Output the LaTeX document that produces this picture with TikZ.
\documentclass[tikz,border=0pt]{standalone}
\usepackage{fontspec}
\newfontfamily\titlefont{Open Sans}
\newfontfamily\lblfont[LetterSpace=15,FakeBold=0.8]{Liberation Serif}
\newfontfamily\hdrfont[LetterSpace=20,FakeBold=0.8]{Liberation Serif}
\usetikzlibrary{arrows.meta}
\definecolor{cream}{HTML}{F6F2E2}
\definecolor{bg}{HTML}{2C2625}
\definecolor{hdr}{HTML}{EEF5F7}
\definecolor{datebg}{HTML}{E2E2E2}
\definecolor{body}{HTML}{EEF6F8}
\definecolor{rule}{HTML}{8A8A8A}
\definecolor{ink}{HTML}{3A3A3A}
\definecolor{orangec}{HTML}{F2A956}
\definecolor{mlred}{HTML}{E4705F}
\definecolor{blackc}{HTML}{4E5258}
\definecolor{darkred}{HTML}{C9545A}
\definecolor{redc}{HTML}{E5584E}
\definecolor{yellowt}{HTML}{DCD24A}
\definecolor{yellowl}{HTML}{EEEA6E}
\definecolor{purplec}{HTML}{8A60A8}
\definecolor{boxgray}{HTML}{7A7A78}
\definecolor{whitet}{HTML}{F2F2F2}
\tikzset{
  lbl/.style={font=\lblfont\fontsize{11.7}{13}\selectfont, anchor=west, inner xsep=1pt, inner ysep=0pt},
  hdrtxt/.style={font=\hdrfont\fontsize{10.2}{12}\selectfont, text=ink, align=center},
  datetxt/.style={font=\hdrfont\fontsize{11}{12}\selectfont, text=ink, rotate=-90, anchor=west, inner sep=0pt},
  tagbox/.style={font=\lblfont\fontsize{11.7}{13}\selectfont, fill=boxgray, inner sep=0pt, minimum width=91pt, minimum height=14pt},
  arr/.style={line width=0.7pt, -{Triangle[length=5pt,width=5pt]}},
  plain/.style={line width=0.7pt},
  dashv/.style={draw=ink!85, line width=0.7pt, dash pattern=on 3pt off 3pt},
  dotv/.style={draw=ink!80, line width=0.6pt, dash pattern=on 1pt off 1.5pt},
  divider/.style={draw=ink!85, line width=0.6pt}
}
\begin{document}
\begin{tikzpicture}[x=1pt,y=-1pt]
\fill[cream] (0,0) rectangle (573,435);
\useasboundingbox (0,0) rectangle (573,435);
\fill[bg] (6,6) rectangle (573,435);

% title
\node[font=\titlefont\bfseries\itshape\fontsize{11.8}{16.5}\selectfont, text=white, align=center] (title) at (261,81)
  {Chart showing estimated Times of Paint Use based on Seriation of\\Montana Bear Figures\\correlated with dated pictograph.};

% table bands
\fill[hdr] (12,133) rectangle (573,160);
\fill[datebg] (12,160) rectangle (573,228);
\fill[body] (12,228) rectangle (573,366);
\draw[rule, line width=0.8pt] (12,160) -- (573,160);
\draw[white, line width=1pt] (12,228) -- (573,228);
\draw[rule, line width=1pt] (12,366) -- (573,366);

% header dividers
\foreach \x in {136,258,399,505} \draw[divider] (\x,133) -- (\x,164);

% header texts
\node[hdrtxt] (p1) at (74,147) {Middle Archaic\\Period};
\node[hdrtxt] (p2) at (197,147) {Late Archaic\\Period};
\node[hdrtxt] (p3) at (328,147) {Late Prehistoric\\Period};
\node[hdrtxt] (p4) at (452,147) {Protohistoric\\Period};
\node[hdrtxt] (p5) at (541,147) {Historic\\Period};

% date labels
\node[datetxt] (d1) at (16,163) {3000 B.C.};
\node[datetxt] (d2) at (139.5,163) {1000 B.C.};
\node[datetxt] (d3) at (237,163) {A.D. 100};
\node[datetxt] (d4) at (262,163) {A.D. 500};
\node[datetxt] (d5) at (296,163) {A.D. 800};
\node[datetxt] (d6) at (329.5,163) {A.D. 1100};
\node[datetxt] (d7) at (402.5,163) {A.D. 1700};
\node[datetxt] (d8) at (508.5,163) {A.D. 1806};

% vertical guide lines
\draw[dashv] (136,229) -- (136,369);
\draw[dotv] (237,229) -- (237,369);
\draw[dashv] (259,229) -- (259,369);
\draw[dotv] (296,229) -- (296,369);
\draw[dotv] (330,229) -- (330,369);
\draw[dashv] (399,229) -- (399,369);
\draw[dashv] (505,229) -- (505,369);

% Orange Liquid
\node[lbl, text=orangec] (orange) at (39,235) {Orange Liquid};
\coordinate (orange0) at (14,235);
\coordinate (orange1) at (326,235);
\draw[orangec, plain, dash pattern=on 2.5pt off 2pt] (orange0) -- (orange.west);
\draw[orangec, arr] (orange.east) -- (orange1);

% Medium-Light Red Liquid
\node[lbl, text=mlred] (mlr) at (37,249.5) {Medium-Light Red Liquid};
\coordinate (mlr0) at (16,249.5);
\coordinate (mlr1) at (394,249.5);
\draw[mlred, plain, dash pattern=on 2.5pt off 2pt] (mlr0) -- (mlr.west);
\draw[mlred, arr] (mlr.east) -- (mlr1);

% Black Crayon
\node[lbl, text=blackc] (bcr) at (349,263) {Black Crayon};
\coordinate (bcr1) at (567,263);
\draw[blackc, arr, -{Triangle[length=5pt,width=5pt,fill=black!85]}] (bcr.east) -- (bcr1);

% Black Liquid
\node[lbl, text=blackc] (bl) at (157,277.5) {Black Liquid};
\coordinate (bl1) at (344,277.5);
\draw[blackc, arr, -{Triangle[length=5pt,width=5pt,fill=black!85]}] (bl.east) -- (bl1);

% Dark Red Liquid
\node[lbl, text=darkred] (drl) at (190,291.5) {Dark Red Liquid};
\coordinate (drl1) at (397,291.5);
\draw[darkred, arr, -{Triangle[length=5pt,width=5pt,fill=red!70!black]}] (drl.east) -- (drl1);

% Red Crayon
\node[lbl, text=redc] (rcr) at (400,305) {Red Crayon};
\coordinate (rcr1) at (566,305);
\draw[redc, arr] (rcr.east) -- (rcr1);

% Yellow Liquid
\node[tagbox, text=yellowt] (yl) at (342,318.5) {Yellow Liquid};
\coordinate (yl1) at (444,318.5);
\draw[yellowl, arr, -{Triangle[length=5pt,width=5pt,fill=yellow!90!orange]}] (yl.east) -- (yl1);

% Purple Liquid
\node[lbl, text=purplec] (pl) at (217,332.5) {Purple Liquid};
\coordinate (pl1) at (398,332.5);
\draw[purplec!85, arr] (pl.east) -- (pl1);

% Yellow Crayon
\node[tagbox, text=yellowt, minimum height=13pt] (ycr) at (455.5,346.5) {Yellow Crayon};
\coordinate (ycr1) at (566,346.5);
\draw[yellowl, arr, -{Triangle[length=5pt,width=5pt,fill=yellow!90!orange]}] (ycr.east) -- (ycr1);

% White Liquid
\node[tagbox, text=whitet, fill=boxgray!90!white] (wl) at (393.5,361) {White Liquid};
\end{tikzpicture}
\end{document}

### WHAT YOU WILL DO
Can you give every line above again, exactly as written?

### WORKED SOLUTION
Output the LaTeX document that produces this picture with TikZ.
\documentclass[tikz,border=0pt]{standalone}
\usepackage{fontspec}
\newfontfamily\titlefont{Open Sans}
\newfontfamily\lblfont[LetterSpace=15,FakeBold=0.8]{Liberation Serif}
\newfontfamily\hdrfont[LetterSpace=20,FakeBold=0.8]{Liberation Serif}
\usetikzlibrary{arrows.meta}
\definecolor{cream}{HTML}{F6F2E2}
\definecolor{bg}{HTML}{2C2625}
\definecolor{hdr}{HTML}{EEF5F7}
\definecolor{datebg}{HTML}{E2E2E2}
\definecolor{body}{HTML}{EEF6F8}
\definecolor{rule}{HTML}{8A8A8A}
\definecolor{ink}{HTML}{3A3A3A}
\definecolor{orangec}{HTML}{F2A956}
\definecolor{mlred}{HTML}{E4705F}
\definecolor{blackc}{HTML}{4E5258}
\definecolor{darkred}{HTML}{C9545A}
\definecolor{redc}{HTML}{E5584E}
\definecolor{yellowt}{HTML}{DCD24A}
\definecolor{yellowl}{HTML}{EEEA6E}
\definecolor{purplec}{HTML}{8A60A8}
\definecolor{boxgray}{HTML}{7A7A78}
\definecolor{whitet}{HTML}{F2F2F2}
\tikzset{
  lbl/.style={font=\lblfont\fontsize{11.7}{13}\selectfont, anchor=west, inner xsep=1pt, inner ysep=0pt},
  hdrtxt/.style={font=\hdrfont\fontsize{10.2}{12}\selectfont, text=ink, align=center},
  datetxt/.style={font=\hdrfont\fontsize{11}{12}\selectfont, text=ink, rotate=-90, anchor=west, inner sep=0pt},
  tagbox/.style={font=\lblfont\fontsize{11.7}{13}\selectfont, fill=boxgray, inner sep=0pt, minimum width=91pt, minimum height=14pt},
  arr/.style={line width=0.7pt, -{Triangle[length=5pt,width=5pt]}},
  plain/.style={line width=0.7pt},
  dashv/.style={draw=ink!85, line width=0.7pt, dash pattern=on 3pt off 3pt},
  dotv/.style={draw=ink!80, line width=0.6pt, dash pattern=on 1pt off 1.5pt},
  divider/.style={draw=ink!85, line width=0.6pt}
}
\begin{document}
\begin{tikzpicture}[x=1pt,y=-1pt]
\fill[cream] (0,0) rectangle (573,435);
\useasboundingbox (0,0) rectangle (573,435);
\fill[bg] (6,6) rectangle (573,435);

% title
\node[font=\titlefont\bfseries\itshape\fontsize{11.8}{16.5}\selectfont, text=white, align=center] (title) at (261,81)
  {Chart showing estimated Times of Paint Use based on Seriation of\\Montana Bear Figures\\correlated with dated pictograph.};

% table bands
\fill[hdr] (12,133) rectangle (573,160);
\fill[datebg] (12,160) rectangle (573,228);
\fill[body] (12,228) rectangle (573,366);
\draw[rule, line width=0.8pt] (12,160) -- (573,160);
\draw[white, line width=1pt] (12,228) -- (573,228);
\draw[rule, line width=1pt] (12,366) -- (573,366);

% header dividers
\foreach \x in {136,258,399,505} \draw[divider] (\x,133) -- (\x,164);

% header texts
\node[hdrtxt] (p1) at (74,147) {Middle Archaic\\Period};
\node[hdrtxt] (p2) at (197,147) {Late Archaic\\Period};
\node[hdrtxt] (p3) at (328,147) {Late Prehistoric\\Period};
\node[hdrtxt] (p4) at (452,147) {Protohistoric\\Period};
\node[hdrtxt] (p5) at (541,147) {Historic\\Period};

% date labels
\node[datetxt] (d1) at (16,163) {3000 B.C.};
\node[datetxt] (d2) at (139.5,163) {1000 B.C.};
\node[datetxt] (d3) at (237,163) {A.D. 100};
\node[datetxt] (d4) at (262,163) {A.D. 500};
\node[datetxt] (d5) at (296,163) {A.D. 800};
\node[datetxt] (d6) at (329.5,163) {A.D. 1100};
\node[datetxt] (d7) at (402.5,163) {A.D. 1700};
\node[datetxt] (d8) at (508.5,163) {A.D. 1806};

% vertical guide lines
\draw[dashv] (136,229) -- (136,369);
\draw[dotv] (237,229) -- (237,369);
\draw[dashv] (259,229) -- (259,369);
\draw[dotv] (296,229) -- (296,369);
\draw[dotv] (330,229) -- (330,369);
\draw[dashv] (399,229) -- (399,369);
\draw[dashv] (505,229) -- (505,369);

% Orange Liquid
\node[lbl, text=orangec] (orange) at (39,235) {Orange Liquid};
\coordinate (orange0) at (14,235);
\coordinate (orange1) at (326,235);
\draw[orangec, plain, dash pattern=on 2.5pt off 2pt] (orange0) -- (orange.west);
\draw[orangec, arr] (orange.east) -- (orange1);

% Medium-Light Red Liquid
\node[lbl, text=mlred] (mlr) at (37,249.5) {Medium-Light Red Liquid};
\coordinate (mlr0) at (16,249.5);
\coordinate (mlr1) at (394,249.5);
\draw[mlred, plain, dash pattern=on 2.5pt off 2pt] (mlr0) -- (mlr.west);
\draw[mlred, arr] (mlr.east) -- (mlr1);

% Black Crayon
\node[lbl, text=blackc] (bcr) at (349,263) {Black Crayon};
\coordinate (bcr1) at (567,263);
\draw[blackc, arr, -{Triangle[length=5pt,width=5pt,fill=black!85]}] (bcr.east) -- (bcr1);

% Black Liquid
\node[lbl, text=blackc] (bl) at (157,277.5) {Black Liquid};
\coordinate (bl1) at (344,277.5);
\draw[blackc, arr, -{Triangle[length=5pt,width=5pt,fill=black!85]}] (bl.east) -- (bl1);

% Dark Red Liquid
\node[lbl, text=darkred] (drl) at (190,291.5) {Dark Red Liquid};
\coordinate (drl1) at (397,291.5);
\draw[darkred, arr, -{Triangle[length=5pt,width=5pt,fill=red!70!black]}] (drl.east) -- (drl1);

% Red Crayon
\node[lbl, text=redc] (rcr) at (400,305) {Red Crayon};
\coordinate (rcr1) at (566,305);
\draw[redc, arr] (rcr.east) -- (rcr1);

% Yellow Liquid
\node[tagbox, text=yellowt] (yl) at (342,318.5) {Yellow Liquid};
\coordinate (yl1) at (444,318.5);
\draw[yellowl, arr, -{Triangle[length=5pt,width=5pt,fill=yellow!90!orange]}] (yl.east) -- (yl1);

% Purple Liquid
\node[lbl, text=purplec] (pl) at (217,332.5) {Purple Liquid};
\coordinate (pl1) at (398,332.5);
\draw[purplec!85, arr] (pl.east) -- (pl1);

% Yellow Crayon
\node[tagbox, text=yellowt, minimum height=13pt] (ycr) at (455.5,346.5) {Yellow Crayon};
\coordinate (ycr1) at (566,346.5);
\draw[yellowl, arr, -{Triangle[length=5pt,width=5pt,fill=yellow!90!orange]}] (ycr.east) -- (ycr1);

% White Liquid
\node[tagbox, text=whitet, fill=boxgray!90!white] (wl) at (393.5,361) {White Liquid};
\end{tikzpicture}
\end{document}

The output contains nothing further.